### Aim:
Wherever the string "this" appears in the listing, copy that line.

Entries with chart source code
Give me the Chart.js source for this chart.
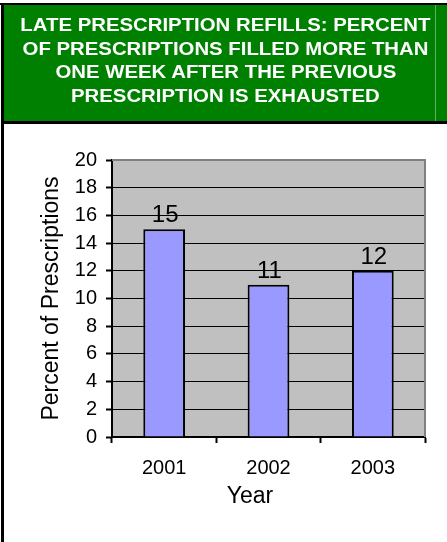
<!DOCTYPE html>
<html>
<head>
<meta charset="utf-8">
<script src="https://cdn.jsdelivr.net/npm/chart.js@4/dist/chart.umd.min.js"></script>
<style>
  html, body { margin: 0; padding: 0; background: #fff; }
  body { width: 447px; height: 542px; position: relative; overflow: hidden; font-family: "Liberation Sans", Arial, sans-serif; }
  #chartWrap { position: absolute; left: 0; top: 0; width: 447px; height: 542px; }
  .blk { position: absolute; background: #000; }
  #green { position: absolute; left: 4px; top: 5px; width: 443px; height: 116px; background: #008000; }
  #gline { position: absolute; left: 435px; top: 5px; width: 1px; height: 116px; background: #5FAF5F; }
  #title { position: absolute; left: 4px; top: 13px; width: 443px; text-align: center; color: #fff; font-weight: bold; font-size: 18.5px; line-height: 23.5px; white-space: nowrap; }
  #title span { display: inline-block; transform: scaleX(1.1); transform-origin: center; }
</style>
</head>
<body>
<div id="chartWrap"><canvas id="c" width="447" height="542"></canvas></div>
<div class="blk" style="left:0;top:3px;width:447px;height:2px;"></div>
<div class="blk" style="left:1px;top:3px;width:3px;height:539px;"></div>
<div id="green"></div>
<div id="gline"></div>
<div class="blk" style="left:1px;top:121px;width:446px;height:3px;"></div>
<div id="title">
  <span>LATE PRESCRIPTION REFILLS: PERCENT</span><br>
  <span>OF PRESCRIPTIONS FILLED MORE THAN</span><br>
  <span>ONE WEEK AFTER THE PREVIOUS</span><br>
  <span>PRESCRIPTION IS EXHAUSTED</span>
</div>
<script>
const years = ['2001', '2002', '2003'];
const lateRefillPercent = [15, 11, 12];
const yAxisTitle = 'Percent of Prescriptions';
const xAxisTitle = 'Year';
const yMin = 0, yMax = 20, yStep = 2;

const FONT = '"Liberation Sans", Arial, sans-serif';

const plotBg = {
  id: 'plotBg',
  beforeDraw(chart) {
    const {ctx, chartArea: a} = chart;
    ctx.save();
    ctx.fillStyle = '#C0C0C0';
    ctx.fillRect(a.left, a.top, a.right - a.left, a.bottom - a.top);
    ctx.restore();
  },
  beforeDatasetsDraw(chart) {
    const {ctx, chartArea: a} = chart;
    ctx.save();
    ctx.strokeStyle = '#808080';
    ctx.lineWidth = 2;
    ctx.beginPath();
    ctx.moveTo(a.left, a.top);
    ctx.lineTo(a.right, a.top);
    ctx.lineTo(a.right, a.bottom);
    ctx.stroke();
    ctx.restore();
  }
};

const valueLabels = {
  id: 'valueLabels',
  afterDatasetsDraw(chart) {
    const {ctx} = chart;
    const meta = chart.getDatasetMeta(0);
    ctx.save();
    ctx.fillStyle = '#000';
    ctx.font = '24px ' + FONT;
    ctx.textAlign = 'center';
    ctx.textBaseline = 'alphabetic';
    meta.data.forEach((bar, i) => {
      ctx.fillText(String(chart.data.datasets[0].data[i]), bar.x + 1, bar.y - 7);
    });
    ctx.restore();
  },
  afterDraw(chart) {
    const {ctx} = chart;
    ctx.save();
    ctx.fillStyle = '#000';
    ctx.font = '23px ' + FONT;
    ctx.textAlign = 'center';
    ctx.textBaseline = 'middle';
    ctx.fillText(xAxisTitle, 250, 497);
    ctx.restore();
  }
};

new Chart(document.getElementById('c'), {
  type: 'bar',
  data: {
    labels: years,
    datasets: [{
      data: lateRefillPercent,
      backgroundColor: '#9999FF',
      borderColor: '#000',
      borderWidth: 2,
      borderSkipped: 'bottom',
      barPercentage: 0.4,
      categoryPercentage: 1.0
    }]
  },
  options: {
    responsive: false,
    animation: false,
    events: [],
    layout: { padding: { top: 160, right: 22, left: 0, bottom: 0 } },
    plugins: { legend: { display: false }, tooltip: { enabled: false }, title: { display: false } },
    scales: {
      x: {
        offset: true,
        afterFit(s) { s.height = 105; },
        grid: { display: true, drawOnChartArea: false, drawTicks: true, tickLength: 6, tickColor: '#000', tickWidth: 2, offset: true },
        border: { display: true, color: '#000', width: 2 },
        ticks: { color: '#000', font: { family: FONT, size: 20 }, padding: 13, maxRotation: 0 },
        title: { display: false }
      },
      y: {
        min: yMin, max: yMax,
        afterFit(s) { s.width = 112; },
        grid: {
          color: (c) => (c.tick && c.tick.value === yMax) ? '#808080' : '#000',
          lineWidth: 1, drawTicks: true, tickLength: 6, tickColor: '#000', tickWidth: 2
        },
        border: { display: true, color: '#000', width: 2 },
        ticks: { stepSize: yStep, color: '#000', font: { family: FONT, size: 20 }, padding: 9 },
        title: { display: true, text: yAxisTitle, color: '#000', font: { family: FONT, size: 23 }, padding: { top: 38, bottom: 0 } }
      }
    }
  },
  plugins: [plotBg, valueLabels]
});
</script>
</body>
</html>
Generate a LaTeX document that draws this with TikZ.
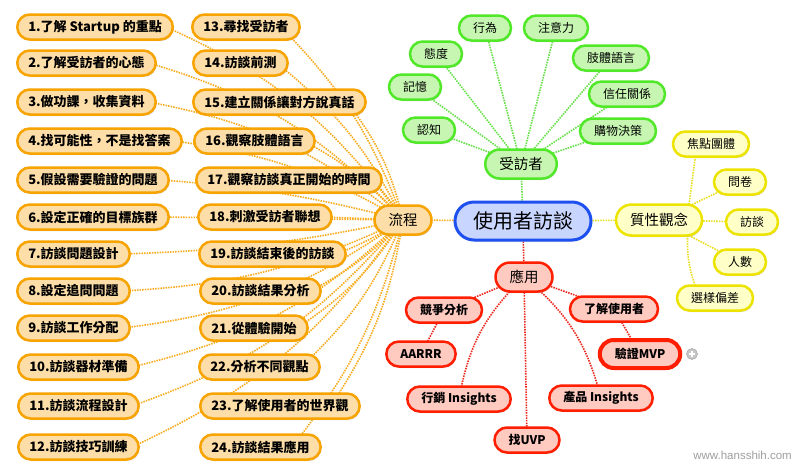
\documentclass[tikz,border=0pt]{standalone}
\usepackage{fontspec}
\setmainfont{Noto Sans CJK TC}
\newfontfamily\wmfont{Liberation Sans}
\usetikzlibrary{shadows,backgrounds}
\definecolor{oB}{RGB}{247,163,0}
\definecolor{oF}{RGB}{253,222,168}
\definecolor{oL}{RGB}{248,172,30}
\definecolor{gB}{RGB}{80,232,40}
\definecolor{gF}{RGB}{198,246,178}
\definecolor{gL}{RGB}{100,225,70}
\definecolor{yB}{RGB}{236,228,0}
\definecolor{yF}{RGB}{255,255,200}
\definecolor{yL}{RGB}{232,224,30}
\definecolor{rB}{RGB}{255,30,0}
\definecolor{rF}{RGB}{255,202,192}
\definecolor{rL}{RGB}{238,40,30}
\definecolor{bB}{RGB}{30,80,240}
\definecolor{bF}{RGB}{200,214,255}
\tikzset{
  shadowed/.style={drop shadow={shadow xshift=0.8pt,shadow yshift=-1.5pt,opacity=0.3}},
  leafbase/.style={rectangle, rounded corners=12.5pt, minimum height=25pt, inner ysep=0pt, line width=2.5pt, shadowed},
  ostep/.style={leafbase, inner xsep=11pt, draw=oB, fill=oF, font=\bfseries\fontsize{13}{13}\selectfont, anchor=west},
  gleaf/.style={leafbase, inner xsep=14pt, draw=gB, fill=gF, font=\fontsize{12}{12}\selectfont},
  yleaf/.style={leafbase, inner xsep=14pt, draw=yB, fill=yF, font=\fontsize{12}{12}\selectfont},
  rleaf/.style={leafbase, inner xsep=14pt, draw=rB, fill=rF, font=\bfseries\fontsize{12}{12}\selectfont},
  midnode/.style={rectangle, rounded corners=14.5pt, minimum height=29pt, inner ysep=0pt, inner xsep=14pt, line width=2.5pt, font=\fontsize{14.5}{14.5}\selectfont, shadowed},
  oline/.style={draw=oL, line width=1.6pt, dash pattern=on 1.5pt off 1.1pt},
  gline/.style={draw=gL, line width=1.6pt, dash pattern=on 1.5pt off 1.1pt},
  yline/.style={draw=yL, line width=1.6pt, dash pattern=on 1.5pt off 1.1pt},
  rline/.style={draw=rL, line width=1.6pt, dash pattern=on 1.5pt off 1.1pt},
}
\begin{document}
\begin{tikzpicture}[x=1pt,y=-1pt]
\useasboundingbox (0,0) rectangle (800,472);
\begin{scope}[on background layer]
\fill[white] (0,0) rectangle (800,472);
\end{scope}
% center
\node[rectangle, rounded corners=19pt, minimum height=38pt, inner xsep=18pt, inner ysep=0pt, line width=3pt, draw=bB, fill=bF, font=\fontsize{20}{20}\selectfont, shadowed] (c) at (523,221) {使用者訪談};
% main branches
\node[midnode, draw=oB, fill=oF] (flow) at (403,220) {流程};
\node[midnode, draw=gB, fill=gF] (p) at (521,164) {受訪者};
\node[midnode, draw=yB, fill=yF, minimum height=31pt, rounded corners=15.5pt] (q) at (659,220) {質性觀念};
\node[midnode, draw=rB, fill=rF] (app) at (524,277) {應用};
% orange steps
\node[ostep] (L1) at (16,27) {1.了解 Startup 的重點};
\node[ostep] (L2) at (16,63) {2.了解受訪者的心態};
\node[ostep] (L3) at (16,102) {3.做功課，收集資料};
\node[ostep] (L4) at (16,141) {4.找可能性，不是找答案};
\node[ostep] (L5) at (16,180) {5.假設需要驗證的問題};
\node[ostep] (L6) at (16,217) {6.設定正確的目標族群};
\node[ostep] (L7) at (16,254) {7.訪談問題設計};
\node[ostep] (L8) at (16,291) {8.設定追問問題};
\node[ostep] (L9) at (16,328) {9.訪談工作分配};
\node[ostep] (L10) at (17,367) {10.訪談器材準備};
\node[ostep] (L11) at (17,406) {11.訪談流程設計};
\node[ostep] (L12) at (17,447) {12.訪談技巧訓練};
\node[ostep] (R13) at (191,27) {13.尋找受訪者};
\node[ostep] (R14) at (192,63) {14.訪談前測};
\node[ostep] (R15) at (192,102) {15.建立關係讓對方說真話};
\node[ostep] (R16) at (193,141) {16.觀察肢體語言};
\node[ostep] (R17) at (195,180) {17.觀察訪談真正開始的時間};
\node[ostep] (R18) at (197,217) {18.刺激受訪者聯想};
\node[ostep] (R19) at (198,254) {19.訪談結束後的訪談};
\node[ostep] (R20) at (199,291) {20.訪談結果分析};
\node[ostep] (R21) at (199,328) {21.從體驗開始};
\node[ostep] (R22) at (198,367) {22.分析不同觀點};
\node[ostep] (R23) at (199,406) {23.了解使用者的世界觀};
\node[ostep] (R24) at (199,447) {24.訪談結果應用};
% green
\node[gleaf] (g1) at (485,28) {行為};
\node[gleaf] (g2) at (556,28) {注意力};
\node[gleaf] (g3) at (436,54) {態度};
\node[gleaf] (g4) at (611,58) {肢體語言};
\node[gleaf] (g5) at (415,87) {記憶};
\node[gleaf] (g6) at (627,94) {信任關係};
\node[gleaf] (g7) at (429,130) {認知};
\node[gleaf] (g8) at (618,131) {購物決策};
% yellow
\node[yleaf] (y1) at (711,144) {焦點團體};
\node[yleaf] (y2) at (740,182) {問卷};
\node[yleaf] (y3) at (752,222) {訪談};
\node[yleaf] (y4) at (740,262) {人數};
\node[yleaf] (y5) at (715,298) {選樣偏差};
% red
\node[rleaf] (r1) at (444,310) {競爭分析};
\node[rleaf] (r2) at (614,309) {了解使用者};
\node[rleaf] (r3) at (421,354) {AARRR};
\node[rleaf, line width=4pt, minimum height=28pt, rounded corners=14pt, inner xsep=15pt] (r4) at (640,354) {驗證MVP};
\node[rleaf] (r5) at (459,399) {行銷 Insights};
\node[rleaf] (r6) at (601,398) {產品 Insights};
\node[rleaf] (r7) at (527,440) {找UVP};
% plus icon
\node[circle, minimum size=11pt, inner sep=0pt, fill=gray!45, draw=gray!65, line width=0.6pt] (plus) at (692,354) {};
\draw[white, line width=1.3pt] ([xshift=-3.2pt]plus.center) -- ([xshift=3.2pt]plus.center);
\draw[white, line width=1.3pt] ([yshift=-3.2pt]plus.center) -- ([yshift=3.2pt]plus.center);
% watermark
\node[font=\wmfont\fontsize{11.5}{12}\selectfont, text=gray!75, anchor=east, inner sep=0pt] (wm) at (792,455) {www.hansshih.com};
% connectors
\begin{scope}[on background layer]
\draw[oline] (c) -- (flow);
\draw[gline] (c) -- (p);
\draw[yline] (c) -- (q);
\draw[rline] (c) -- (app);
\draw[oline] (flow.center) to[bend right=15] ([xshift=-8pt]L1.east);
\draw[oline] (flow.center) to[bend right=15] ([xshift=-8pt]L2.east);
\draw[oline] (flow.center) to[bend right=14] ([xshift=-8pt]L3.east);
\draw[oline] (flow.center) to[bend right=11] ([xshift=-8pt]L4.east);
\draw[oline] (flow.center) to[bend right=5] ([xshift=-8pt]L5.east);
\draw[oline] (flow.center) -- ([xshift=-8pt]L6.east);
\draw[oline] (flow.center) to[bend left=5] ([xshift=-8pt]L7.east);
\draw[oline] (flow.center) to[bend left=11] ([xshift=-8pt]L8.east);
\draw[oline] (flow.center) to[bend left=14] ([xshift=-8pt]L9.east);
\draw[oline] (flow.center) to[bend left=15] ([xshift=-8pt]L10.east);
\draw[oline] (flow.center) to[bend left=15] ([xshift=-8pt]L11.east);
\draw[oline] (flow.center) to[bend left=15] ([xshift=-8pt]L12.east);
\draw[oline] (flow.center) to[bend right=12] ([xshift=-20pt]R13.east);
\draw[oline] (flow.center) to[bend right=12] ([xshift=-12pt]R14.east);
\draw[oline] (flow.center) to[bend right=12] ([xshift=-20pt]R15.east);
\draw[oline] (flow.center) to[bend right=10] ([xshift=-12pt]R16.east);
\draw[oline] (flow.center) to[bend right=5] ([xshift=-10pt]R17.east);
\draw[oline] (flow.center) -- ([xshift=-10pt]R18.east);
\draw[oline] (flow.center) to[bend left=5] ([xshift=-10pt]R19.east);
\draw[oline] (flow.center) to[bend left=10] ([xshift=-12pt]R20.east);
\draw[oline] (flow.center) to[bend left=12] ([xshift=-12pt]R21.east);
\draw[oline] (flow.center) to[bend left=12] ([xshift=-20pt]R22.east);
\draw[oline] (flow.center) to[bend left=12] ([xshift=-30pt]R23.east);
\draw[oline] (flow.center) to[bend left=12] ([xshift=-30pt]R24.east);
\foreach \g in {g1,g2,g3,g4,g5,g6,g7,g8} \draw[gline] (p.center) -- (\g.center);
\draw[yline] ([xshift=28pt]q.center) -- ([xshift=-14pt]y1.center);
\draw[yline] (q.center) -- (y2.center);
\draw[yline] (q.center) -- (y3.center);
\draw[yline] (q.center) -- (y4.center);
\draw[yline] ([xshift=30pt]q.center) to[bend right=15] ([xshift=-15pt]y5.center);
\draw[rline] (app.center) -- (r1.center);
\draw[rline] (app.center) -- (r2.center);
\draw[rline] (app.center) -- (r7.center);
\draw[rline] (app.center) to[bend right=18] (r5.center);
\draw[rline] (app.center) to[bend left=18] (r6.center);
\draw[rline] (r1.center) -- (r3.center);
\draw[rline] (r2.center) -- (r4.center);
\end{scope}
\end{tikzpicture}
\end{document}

### Answer to the task:
Give me the Chart.js source for this chart.
Generate a LaTeX document that draws this with TikZ.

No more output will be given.